- Theatrical release poster
- Directed by: Konda Rambabu
- Written by: Konda Rambabu
- Produced by: Dr. Rajeswari Chandraja Vadapalli
- Starring: Anurag; Sonakshi Varma;
- Cinematography: Venkat Gangadhari
- Edited by: Junaid Siddiqui
- Music by: Vijay Kurakula
- Production company: Velan Productions
- Distributed by: Chandraja Art Creation
- Release date: 15 December 2023;
- Country: India
- Language: Telugu

= Kalasa - The Symbol of Abundance =

Kalasa - The Symbol of Abundance is a 2023 Indian Telugu -language film written and directed by Konda Rambabu. The film stars Anurag and Sonakshi Varma in the lead roles. The film was produced by Dr. Rajeswari Chandraja Vadapalli under the banner of Chandraja Art Creations.

== Cast ==
- Anurag
- Sonakshi Varma
- Bhanu Sree
- Roshini Kamisetty

== Production ==
The film was produced by Dr. Rajeswari Chandraja Vadapalli under the banner of Chandraja Art Creations.
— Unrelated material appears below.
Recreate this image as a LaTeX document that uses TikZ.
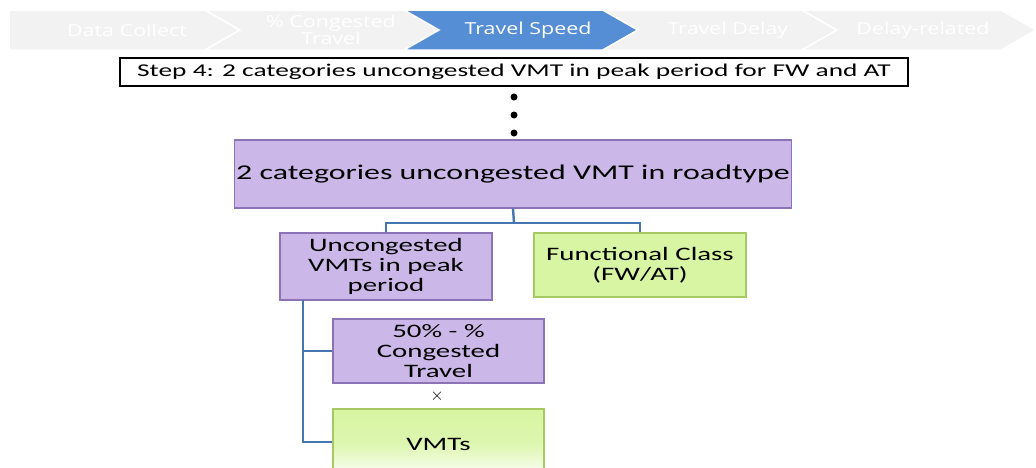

The cinematography was done by Venkat Gangadhari, while editing was handled by Junaid Siddiqui.

== Reception ==
Times Now critic stated that "In conclusion, Kalasa: The Symbol Of Abundance is a cinematic gem that captivates the audience with its emotional depth, stellar performances, and a narrative that transcends the boundaries of conventional storytelling" and rated three star out of five.Sakshi Post wrote " This one is indeed a mind-bending thriller. The performances and the atmospheric set-up are commendable."